---------- Data to process ----------

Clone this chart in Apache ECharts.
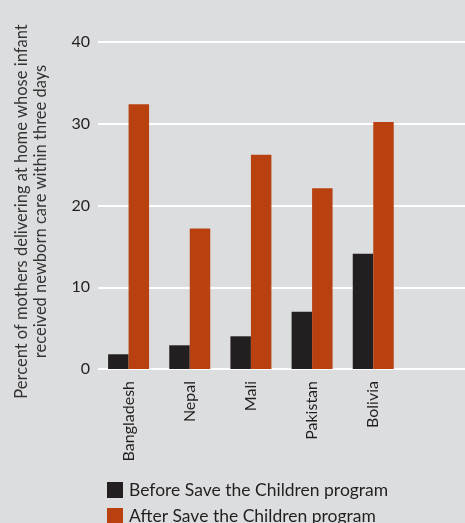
<!DOCTYPE html>
<html>
<head>
<meta charset="utf-8">
<script src="https://cdn.jsdelivr.net/npm/echarts@6/dist/echarts.min.js"></script>
<style>
html,body{margin:0;padding:0;background:#dcdddf;}
#chart{width:465px;height:523px;}
</style>
</head>
<body>
<div id="chart"></div>
<script>
var categories = ['Bangladesh', 'Nepal', 'Mali', 'Pakistan', 'Bolivia', ''];
var beforeValues = [1.8, 2.9, 4.0, 7.0, 14.1, null];
var afterValues = [32.4, 17.2, 26.2, 22.1, 30.2, null];
var yTicks = [0, 10, 20, 30, 40];
var seriesNames = ['Before Save the Children program', 'After Save the Children program'];

var font = 'Lato, "DejaVu Sans", sans-serif';
var chart = echarts.init(document.getElementById('chart'));
chart.setOption({
  backgroundColor: '#dcdddf',
  animation: false,
  grid: { left: 98, right: -17, top: 42, bottom: 154, containLabel: false },
  legend: {
    orient: 'vertical',
    left: 107,
    top: 481,
    height: 60,
    padding: 0,
    itemWidth: 16,
    itemHeight: 16,
    itemGap: 8,
    icon: 'rect',
    data: seriesNames,
    textStyle: { fontFamily: font, fontSize: 17.5, lineHeight: 16, color: '#231f20', padding: [0, 0, 0, 1] }
  },
  xAxis: {
    type: 'category',
    data: categories,
    axisLine: { show: false },
    axisTick: { show: false },
    axisLabel: {
      rotate: 90,
      fontFamily: font,
      fontSize: 16,
      color: '#231f20',
      margin: 12
    }
  },
  yAxis: {
    type: 'value',
    min: yTicks[0],
    max: yTicks[yTicks.length - 1],
    interval: 10,
    name: 'Percent of mothers delivering at home whose infant\nreceived newborn care within three days',
    nameLocation: 'middle',
    nameGap: 48,
    nameTextStyle: { fontFamily: font, fontSize: 16.5, color: '#333', lineHeight: 19, padding: [0, 12, 0, 0] },
    axisLine: { show: false },
    axisTick: { show: false },
    axisLabel: { fontFamily: font, fontSize: 16, color: '#231f20', margin: 8 },
    splitLine: { show: true, lineStyle: { color: '#ffffff', width: 2 } }
  },
  series: [
    {
      name: seriesNames[0],
      type: 'bar',
      data: beforeValues,
      barGap: '0%',
      barCategoryGap: '33%',
      itemStyle: { color: '#231f20' }
    },
    {
      name: seriesNames[1],
      type: 'bar',
      data: afterValues,
      itemStyle: { color: '#b94110' }
    }
  ]
});
</script>
</body>
</html>
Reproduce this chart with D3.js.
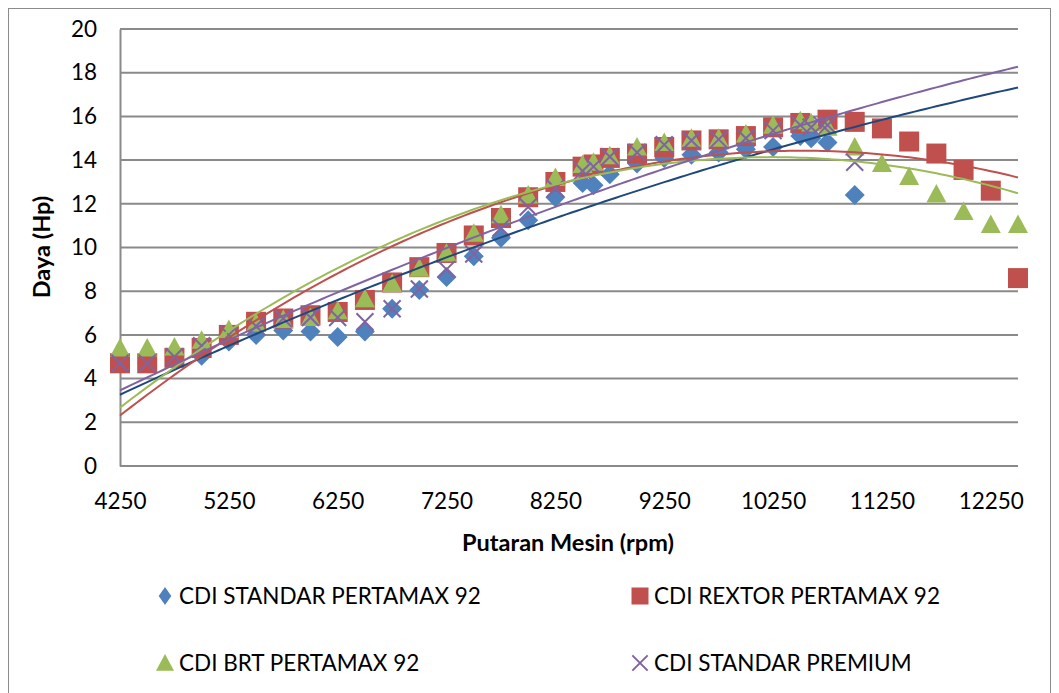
<!DOCTYPE html>
<html>
<head>
<meta charset="utf-8">
<script src="https://cdn.jsdelivr.net/npm/d3@7"></script>
<style>
  body { margin: 0; background: #fff; }
  text { font-family: Lato, "Open Sans", sans-serif; fill: #000; }
</style>
</head>
<body>
<div id="chart"></div>
<script>
// rpm values for each series
var rpmStandar = [4250,4500,4750,5000,5250,5500,5750,6000,6250,6500,6750,7000,7250,7500,7750,8000,8250,8500,8600,8750,9000,9250,9500,9750,10000,10250,10500,10600,10750,11000];
var dayaStandar = [4.7,4.7,4.9,5.05,5.7,6.0,6.2,6.15,5.9,6.15,7.2,8.05,8.65,9.6,10.45,11.25,12.3,12.95,12.85,13.35,13.85,14.1,14.25,14.35,14.5,14.6,15.1,15.0,14.8,12.4];

var rpmRextor = [4250,4500,4750,5000,5250,5500,5750,6000,6250,6500,6750,7000,7250,7500,7750,8000,8250,8500,8600,8750,9000,9250,9500,9750,10000,10250,10500,10750,11000,11250,11500,11750,12000,12250,12500];
var dayaRextor = [4.7,4.7,4.95,5.4,6.0,6.6,6.75,6.9,7.05,7.6,8.4,9.1,9.75,10.55,11.35,12.3,13.0,13.7,13.8,14.1,14.3,14.6,14.9,14.95,15.1,15.5,15.7,15.85,15.75,15.45,14.85,14.3,13.55,12.6,8.6];

var rpmBrt = [4250,4500,4750,5000,5250,5500,5750,6000,6250,6500,6750,7000,7250,7500,7750,8000,8250,8500,8600,8750,9000,9250,9500,9750,10000,10250,10500,10600,10750,11000,11250,11500,11750,12000,12250,12500];
var dayaBrt = [5.4,5.4,5.45,5.75,6.25,6.55,6.7,6.8,7.1,7.65,8.35,9.05,9.75,10.65,11.5,12.4,13.2,13.8,13.9,14.2,14.6,14.8,15.0,15.0,15.2,15.6,15.8,15.7,15.5,14.6,13.85,13.25,12.45,11.65,11.05,11.05];

var rpmPremium = [4250,4500,4750,5000,5250,5500,5750,6000,6250,6500,6750,7000,7250,7500,7750,8000,8250,8500,8600,8750,9000,9250,9500,9750,10000,10250,10500,10600,10700,10750,11000];
var dayaPremium = [4.7,4.7,5.0,5.5,6.0,6.4,6.75,6.8,6.8,6.6,7.2,8.1,9.0,9.7,10.9,11.85,12.7,13.5,13.7,14.15,14.35,14.7,14.9,14.95,15.0,15.35,15.6,15.5,15.6,15.6,13.9];

var seriesNames = ["CDI STANDAR PERTAMAX 92", "CDI REXTOR PERTAMAX 92", "CDI BRT PERTAMAX 92", "CDI STANDAR PREMIUM"];
var xTicks = [4250,5250,6250,7250,8250,9250,10250,11250,12250];
var yTicks = [0,2,4,6,8,10,12,14,16,18,20];

var markerColors = ["#4f81bd", "#c0504d", "#9bbb59", "#8064a2"];
var trendColors = ["#1f497d", "#c0504d", "#9bbb59", "#8064a2"];
var shapes = ["diamond", "square", "triangle", "cross"];

var allSeries = [
  {name: seriesNames[0], x: rpmStandar, y: dayaStandar},
  {name: seriesNames[1], x: rpmRextor, y: dayaRextor},
  {name: seriesNames[2], x: rpmBrt, y: dayaBrt},
  {name: seriesNames[3], x: rpmPremium, y: dayaPremium}
];

// least squares polynomial order 2 (like excel trendline)
function polyFit(xs, ys){
  var n = xs.length;
  var s = [0,0,0,0,0], t = [0,0,0];
  for (var i = 0; i < n; i++){
    var u = (xs[i] - 8000) / 1000;
    var p = 1;
    for (var k = 0; k < 5; k++){ s[k] += p; if (k < 3) t[k] += p * ys[i]; p *= u; }
  }
  var A = [[s[0],s[1],s[2],t[0]],[s[1],s[2],s[3],t[1]],[s[2],s[3],s[4],t[2]]];
  for (var c = 0; c < 3; c++){
    for (var r = c + 1; r < 3; r++){
      var f = A[r][c] / A[c][c];
      for (var j = c; j < 4; j++) A[r][j] -= f * A[c][j];
    }
  }
  var b = [0,0,0];
  for (var r2 = 2; r2 >= 0; r2--){
    var v = A[r2][3];
    for (var j2 = r2 + 1; j2 < 3; j2++) v -= A[r2][j2] * b[j2];
    b[r2] = v / A[r2][r2];
  }
  return function(x){ var u = (x - 8000) / 1000; return b[0] + b[1]*u + b[2]*u*u; };
}

var svgwidth = 1059, svgheight = 693;
var svg = d3.select("#chart").append("svg")
  .attr("width", svgwidth)
  .attr("height", svgheight);

svg.append("rect")
  .attr("x", 8.5).attr("y", 8.5)
  .attr("width", 1042).attr("height", 700)
  .style("fill", "none").style("stroke", "#8c8c8c").style("stroke-width", 1);

var xScale = d3.scaleLinear().domain([4250, 12500]).range([120, 1018]);
var yScale = d3.scaleLinear().domain([0, 20]).range([466, 29]);

// gridlines
svg.append("g").selectAll("line").data(yTicks).enter().append("line")
  .attr("x1", 120).attr("x2", 1018)
  .attr("y1", function(d){ return yScale(d); })
  .attr("y2", function(d){ return yScale(d); })
  .style("stroke", "#8a8a8a").style("stroke-width", 2);

// left axis
var yAxis = d3.axisLeft(yScale).tickValues(yTicks).tickSize(0).tickPadding(23);
var gy = svg.append("g").attr("transform", "translate(120,0)").call(yAxis);
gy.select(".domain").style("stroke", "#8a8a8a").style("stroke-width", 2);
gy.selectAll("text").style("font-size", "22.5px");

var xAxis = d3.axisBottom(xScale).tickValues(xTicks).tickSize(0).tickPadding(27).tickFormat(d3.format("d"));
var gx = svg.append("g").attr("transform", "translate(0,466)").call(xAxis);
gx.select(".domain").remove();
gx.selectAll("text").style("font-size", "22.5px");

// axis titles
svg.append("text")
  .attr("x", 568).attr("y", 551)
  .attr("text-anchor", "middle")
  .style("font-size", "23.5px").style("font-weight", "bold")
  .text("Putaran Mesin (rpm)");

svg.append("text")
  .attr("transform", "translate(50,247) rotate(-90)")
  .attr("text-anchor", "middle")
  .style("font-size", "23.5px").style("font-weight", "bold")
  .text("Daya (Hp)");

function drawMarker(g, shape, color, size){
  var h = size / 2;
  if (shape == "diamond"){
    g.append("path").attr("d", "M0," + (-h) + "L" + h + ",0L0," + h + "L" + (-h) + ",0Z").style("fill", color);
  } else if (shape == "square"){
    g.append("rect").attr("x", -h).attr("y", -h).attr("width", size).attr("height", size).style("fill", color);
  } else if (shape == "triangle"){
    g.append("path").attr("d", "M0," + (-h) + "L" + h + "," + (h*0.85) + "L" + (-h) + "," + (h*0.85) + "Z").style("fill", color);
  } else {
    var c = h * 0.85;
    g.append("path").attr("d", "M" + (-c) + "," + (-c) + "L" + c + "," + c + "M" + (-c) + "," + c + "L" + c + "," + (-c))
      .style("stroke", color).style("stroke-width", 2).style("fill", "none");
  }
}

// markers
allSeries.forEach(function(s, i){
  var g = svg.append("g");
  s.x.forEach(function(xv, j){
    var m = g.append("g").attr("transform", "translate(" + xScale(xv) + "," + yScale(s.y[j]) + ")");
    drawMarker(m, shapes[i], markerColors[i], 20);
  });
});

// trendlines
var line = d3.line()
  .x(function(d){ return xScale(d[0]); })
  .y(function(d){ return yScale(d[1]); })
  .curve(d3.curveLinear);
allSeries.forEach(function(s, i){
  var f = polyFit(s.x, s.y);
  var pts = d3.range(4250, 12501, 50).map(function(x){ return [x, f(x)]; });
  svg.append("path").datum(pts)
    .attr("d", line)
    .style("fill", "none")
    .style("stroke", trendColors[i])
    .style("stroke-width", 2);
});

// legend
var legendPos = [[165, 596], [640, 596], [165, 663], [640, 663]];
seriesNames.forEach(function(name, i){
  var lg = svg.append("g").attr("transform", "translate(" + legendPos[i][0] + "," + legendPos[i][1] + ")");
  var sz = (shapes[i] == "square") ? 17 : 18;
  var mk = lg.append("g");
  if (shapes[i] == "diamond") mk.attr("transform", "scale(0.7,1)");
  drawMarker(mk, shapes[i], markerColors[i], sz);
  lg.append("text").attr("x", 14).attr("y", 8)
    .style("font-size", "22.5px")
    .text(name);
});
</script>
</body>
</html>
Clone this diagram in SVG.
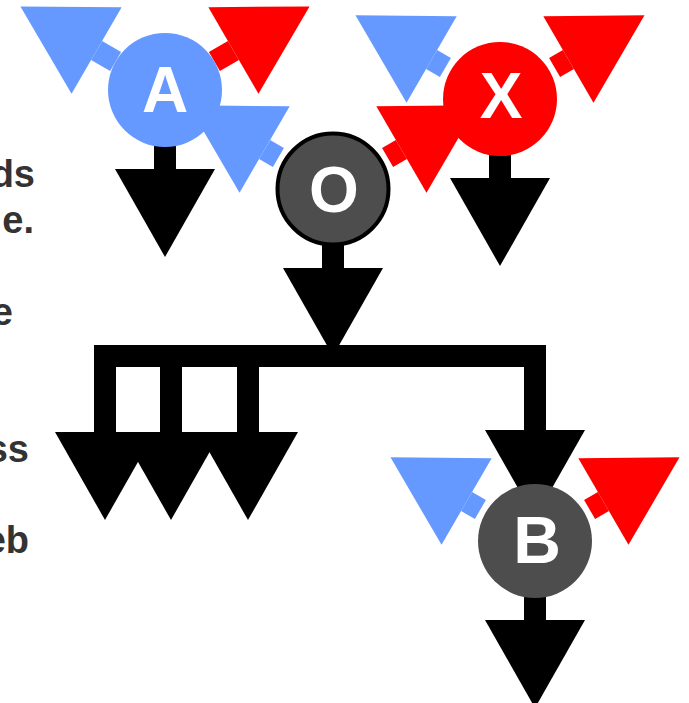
<svg xmlns="http://www.w3.org/2000/svg" width="689" height="703" viewBox="0 0 689 703">
  <style>
    .side { font-family: "Liberation Sans", Arial, sans-serif; font-weight: bold; font-size: 38px; fill: #333333; text-anchor: end; }
    .label { font-family: "Liberation Sans", Arial, sans-serif; font-weight: bold; fill: #ffffff; text-anchor: middle; }
    .shaft { fill: none; stroke-width: 22; stroke-linecap: butt; }
    .blue { stroke: #6699ff; marker-end: url(#head-blue); }
    .red { stroke: #ff0000; marker-end: url(#head-red); }
    .black { stroke: #000000; marker-end: url(#head-black); }
    .bus { fill: none; stroke: #000000; stroke-width: 22; stroke-linecap: square; }
  </style>
  <defs>
    <!-- equilateral-style arrowheads, base at the path end, 88 long, 100 wide -->
    <marker id="head-blue" markerUnits="userSpaceOnUse" viewBox="0 0 88 100" markerWidth="88" markerHeight="100" refX="0" refY="50" orient="auto" overflow="visible">
      <path d="M0,0 L88,50 L0,100 Z" fill="#6699ff"/>
    </marker>
    <marker id="head-red" markerUnits="userSpaceOnUse" viewBox="0 0 88 100" markerWidth="88" markerHeight="100" refX="0" refY="50" orient="auto" overflow="visible">
      <path d="M0,0 L88,50 L0,100 Z" fill="#ff0000"/>
    </marker>
    <marker id="head-black" markerUnits="userSpaceOnUse" viewBox="0 0 88 100" markerWidth="88" markerHeight="100" refX="0" refY="50" orient="auto" overflow="visible">
      <path d="M0,0 L88,50 L0,100 Z" fill="#000000"/>
    </marker>
  </defs>

  <rect width="689" height="703" fill="#ffffff"/>

  <!-- text column running off the left edge -->
  <g id="side-text">
    <text class="side" x="35" y="187">ds</text>
    <text class="side" x="34" y="233">e.</text>
    <text class="side" x="13" y="325">e</text>
    <text class="side" x="29" y="462">ss</text>
    <text class="side" x="29" y="553">eb</text>
  </g>

  <g id="connectors">
    <!-- A -->
    <path class="shaft blue" d="M115.6,61.5 L96.6,50.5"/>
    <path class="shaft red" d="M214.4,61.5 L233.4,50.5"/>
    <path class="shaft black" d="M165,90 L165,169"/>
    <!-- X -->
    <path class="shaft blue" d="M445.4,67.5 L431.6,59.5"/>
    <path class="shaft red" d="M554.6,67.5 L568.4,59.5"/>
    <path class="shaft black" d="M500,99 L500,178"/>
    <!-- O -->
    <path class="shaft blue" d="M278.4,157.5 L264.6,149.5"/>
    <path class="shaft red" d="M387.6,157.5 L401.4,149.5"/>
    <path class="shaft black" d="M333,189 L333,268"/>
    <!-- bus from O -->
    <path class="bus" d="M105,356 H535"/>
    <path class="shaft black" d="M105,356 V432"/>
    <path class="shaft black" d="M171,356 V432"/>
    <path class="shaft black" d="M248,356 V432"/>
    <path class="shaft black" d="M535,356 V430"/>
    <!-- B -->
    <path class="shaft blue" d="M480.4,509.5 L466.6,501.5"/>
    <path class="shaft red" d="M589.6,509.5 L603.4,501.5"/>
    <path class="shaft black" d="M535,541 L535,620"/>
  </g>

  <g id="node-A">
    <circle cx="165" cy="90" r="57" fill="#6699ff"/>
    <text class="label" x="165" y="112" font-size="64">A</text>
  </g>
  <g id="node-X">
    <circle cx="500" cy="99" r="57" fill="#ff0000"/>
    <text class="label" x="501" y="118" font-size="64">X</text>
  </g>
  <g id="node-O">
    <circle cx="333" cy="189" r="55.5" fill="#4d4d4d" stroke="#000000" stroke-width="4"/>
    <text class="label" x="334" y="212" font-size="64">O</text>
  </g>
  <g id="node-B">
    <circle cx="535" cy="541" r="57" fill="#4d4d4d"/>
    <text class="label" x="537" y="563" font-size="66">B</text>
  </g>
</svg>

----------

Please transcribe, word for word, every line from the first line of the records above through the line containing "var seriesNames = ['Before", and leave out any pictures.

* _Response to the task_:
Clone this chart in Apache ECharts.
<!DOCTYPE html>
<html>
<head>
<meta charset="utf-8">
<script src="https://cdn.jsdelivr.net/npm/echarts@6/dist/echarts.min.js"></script>
<style>
html,body{margin:0;padding:0;background:#dcdddf;}
#chart{width:465px;height:523px;}
</style>
</head>
<body>
<div id="chart"></div>
<script>
var categories = ['Bangladesh', 'Nepal', 'Mali', 'Pakistan', 'Bolivia', ''];
var beforeValues = [1.8, 2.9, 4.0, 7.0, 14.1, null];
var afterValues = [32.4, 17.2, 26.2, 22.1, 30.2, null];
var yTicks = [0, 10, 20, 30, 40];
var seriesNames = ['Before Save the Children program', 'After Save the Children program'];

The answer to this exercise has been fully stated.